Track down each line that has the word "matplotlib" and copy it.

RECORDS FOR THIS TASK:
============================================================

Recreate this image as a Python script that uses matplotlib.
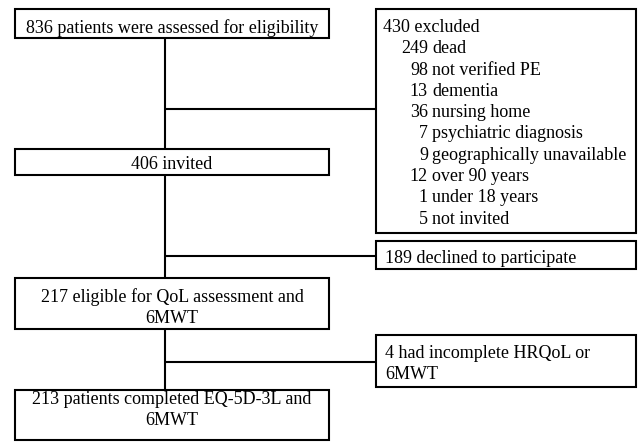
"""Patient flow chart (eligibility -> invited -> eligible -> completed)."""

import matplotlib
matplotlib.use("Agg")
import matplotlib.pyplot as plt
from matplotlib.patches import Rectangle

# ----------------------------------------------------------------------
# Content
# ----------------------------------------------------------------------
MAIN_STEPS = [
    ["836 patients were assessed for eligibility"],
    ["406 invited"],
    ["217 eligible for QoL assessment and", "6MWT"],
    ["213 patients completed EQ-5D-3L and", "6MWT"],
]

EXCLUDED_TITLE = "430 excluded"
EXCLUDED_COUNTS = [249, 98, 13, 36, 7, 9, 12, 1, 5]
EXCLUDED_REASONS = [
    "dead",
    "not verified PE",
    "dementia",
    "nursing home",
    "psychiatric diagnosis",
    "geographically unavailable",
    "over 90 years",
    "under 18 years",
    "not invited",
]

SIDE_BOXES = [
    ["189 declined to participate"],
    ["4 had incomplete HRQoL or", "6MWT"],
]

# ----------------------------------------------------------------------
# Layout (pixel coordinates, y grows downward)
# ----------------------------------------------------------------------
W, H = 638, 442
LW = 1.5
FS = 13
FONT = ["Liberation Serif", "DejaVu Serif"]
LINE_H = 21.3

main_x0, main_x1 = 15, 329
side_x0, side_x1 = 376, 636
spine_x = 165

main_boxes = [(9, 38), (149, 175), (278, 329), (390, 440)]
main_base = [33, 169, 302, 404]

side_boxes = [(241, 269), (335, 387)]
side_base = [263, 358]
excl_box = (9, 233)
excl_base = 32

connectors_y = [109, 256, 362]

fig = plt.figure(figsize=(W / 100, H / 100), dpi=100)
ax = fig.add_axes([0, 0, 1, 1])
ax.set_xlim(0, W)
ax.set_ylim(H, 0)
ax.axis("off")


def box(x0, x1, y0, y1):
    ax.add_patch(Rectangle((x0, y0), x1 - x0, y1 - y0, fill=False,
                           edgecolor="black", linewidth=LW))


def txt(x, y, s, ha="left"):
    ax.text(x, y, s, ha=ha, va="baseline", fontsize=FS, family=FONT,
            color="black")


# main column
cx = (main_x0 + main_x1) / 2
for (y0, y1), base, lines in zip(main_boxes, main_base, MAIN_STEPS):
    box(main_x0, main_x1, y0, y1)
    for i, line in enumerate(lines):
        txt(cx, base + i * LINE_H, line, ha="center")

# vertical spine between main boxes
for (_, y_bot), (y_top, _) in zip(main_boxes[:-1], main_boxes[1:]):
    ax.plot([spine_x, spine_x], [y_bot, y_top], color="black", lw=LW,
            solid_capstyle="butt")

# horizontal connectors to side boxes
for y in connectors_y:
    ax.plot([spine_x, side_x0], [y, y], color="black", lw=LW,
            solid_capstyle="butt")

# excluded box
box(side_x0, side_x1, *excl_box)
txt(383, excl_base, EXCLUDED_TITLE)
for i, (n, reason) in enumerate(zip(EXCLUDED_COUNTS, EXCLUDED_REASONS), 1):
    y = excl_base + i * LINE_H
    txt(428, y, str(n), ha="right")
    txt(432, y, reason)

# other side boxes
for (y0, y1), base, lines in zip(side_boxes, side_base, SIDE_BOXES):
    box(side_x0, side_x1, y0, y1)
    for i, line in enumerate(lines):
        txt(385, base + i * LINE_H, line)

fig.savefig("out.png", dpi=100)
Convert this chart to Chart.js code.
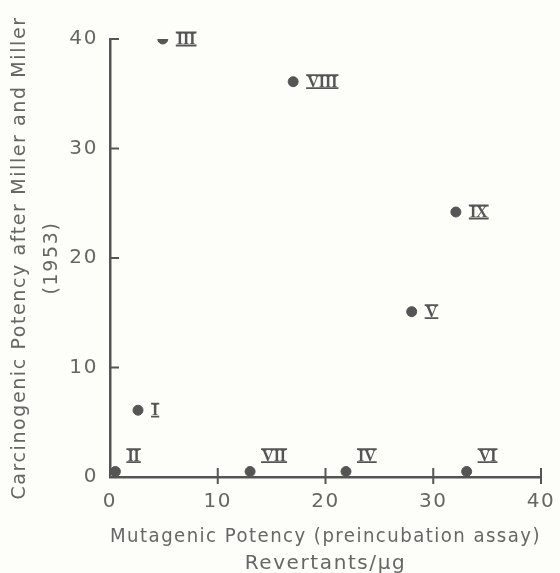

============================================================

EXERCISE SOLUTION:
Recreate this image as a Python script that uses matplotlib.
import matplotlib
matplotlib.use("Agg")
import matplotlib.pyplot as plt
from matplotlib.patches import Rectangle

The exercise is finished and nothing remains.